The temperature required is around 1,800 F to 2,400 F. When we convert this to Celsius, it’s 982.22 C to 1,315.56 C. I can’t imagine how hot that must be. My fingers can’t even hold in three seconds a hot ceramic cup containing just-made-coffee.
When we’re taken to the extremes or to our limits, it is when we are tested. There will be pain, there will be suffering, there will be excruciating burns and cuts and cries.
Will we break, or will we come out of the kiln stronger?
“But we have this treasure in jars of clay, to show that the surpassing power belongs to God and not to us. We are afflicted in every way, but not crushed; perplexed, but not driven to despair; persecuted, but not forsaken; struck down, but not destroyed…” (2 Corinthians 4:7-9)
Second, before trying to form what you intend to make, you must massage the clay first – knead it, soften it, so it can be better prepared to be more what it was meant to be. I likened it to our own selves, how the problems we face mold us and help us to be the people we were meant to be. There’s also that word: to be softer.
The world pushes us to be as hard and emotionless as a rock, to be unshakeable, to be jagged, but it is softness and vulnerability that allow us to change, to adapt, for the better. They carry that quiet and transcendental understanding that although we came out of the oven stronger, it doesn’t mean that we’re hard, proud, and stubborn. Strong and hard are two different things.
We can’t really transform when we’re a rigid square. It is only when we’re like clay, we’re like earth, that we can become.
Lastly, when you create a sculpture, no matter how small or large, you get a little protective over it, as if it were a child – your own child.
When checking the dragonfly I made, I held its body tenderly and moved it in the light to see it better, but I did it all so carefully, fearing that its wings would break, and I’d terribly hate to accidentally break a dragonfly’s wings, even if it were just made of clay.
I’ve put effort, intention, love, and time into making them. I would never do anything brashly or handle them carelessly.
I am no potter.
But my heart lifts whenever my Dad calls me Arlipotter (You know where that came from).
Just for this past moment, in the last days of 2019, I let myself be a student, or rather, a child, who held clay for the first time.
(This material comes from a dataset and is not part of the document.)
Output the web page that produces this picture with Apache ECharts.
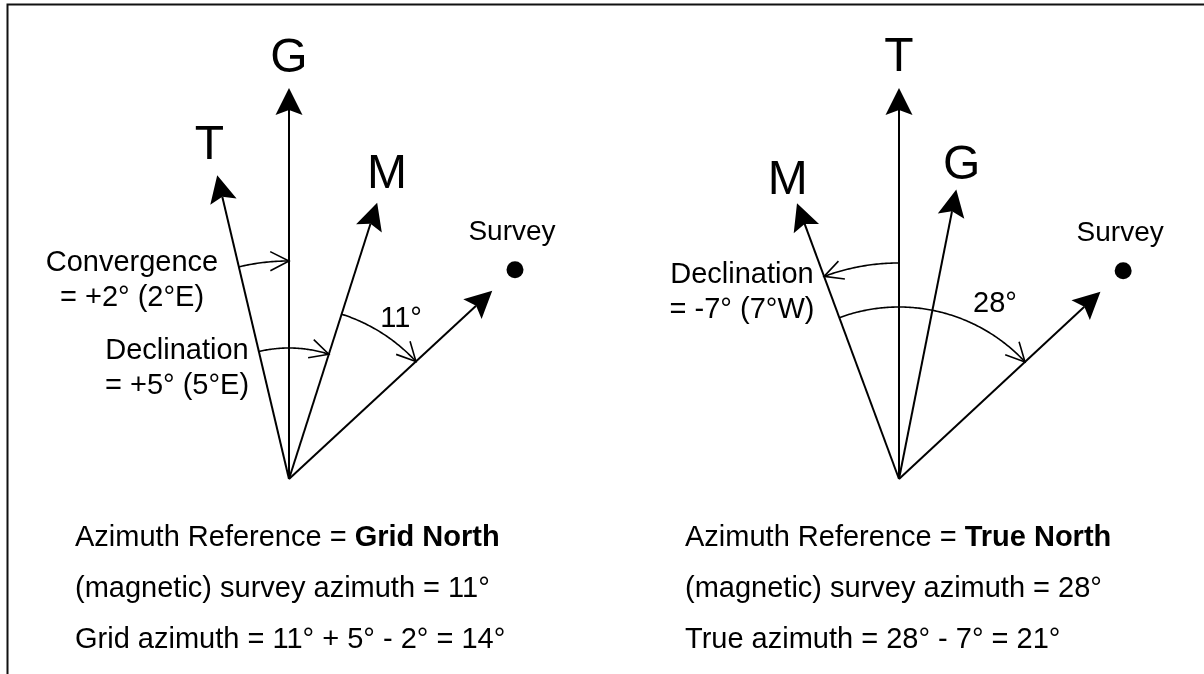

I felt free with no inhibitions, with my dirty hands forming clay creatures from red earth.
We shouldn’t be so caught up in being the ‘best,’ in putting talent and hard work on a pedestal and worshiping them and forgetting about the joy, laughter, and freedom that making art gives. I get sad sometimes when I compare what I’ve done with others, and I would feel guilty when I’m resting because there’s that tiny imagined voice of society saying that I should be working on something.
But then… I am reminded of the importance of just being, compared to the modern pace of things of doing, doing, doing.
“The only art we can create is that which authentically reflects who we are. Our soul is the material for all we create. Thus, to nurture the artisan soul, essence is far more important than talent.” (The Artisan Soul, Erwin McManus)
This is what art is supposed to be:
To be free for every person to experience.
To learn from.
To seek refuge and healing in.
To simply enjoy.
To delight in its beauty.
To embrace what you created in all their imperfections.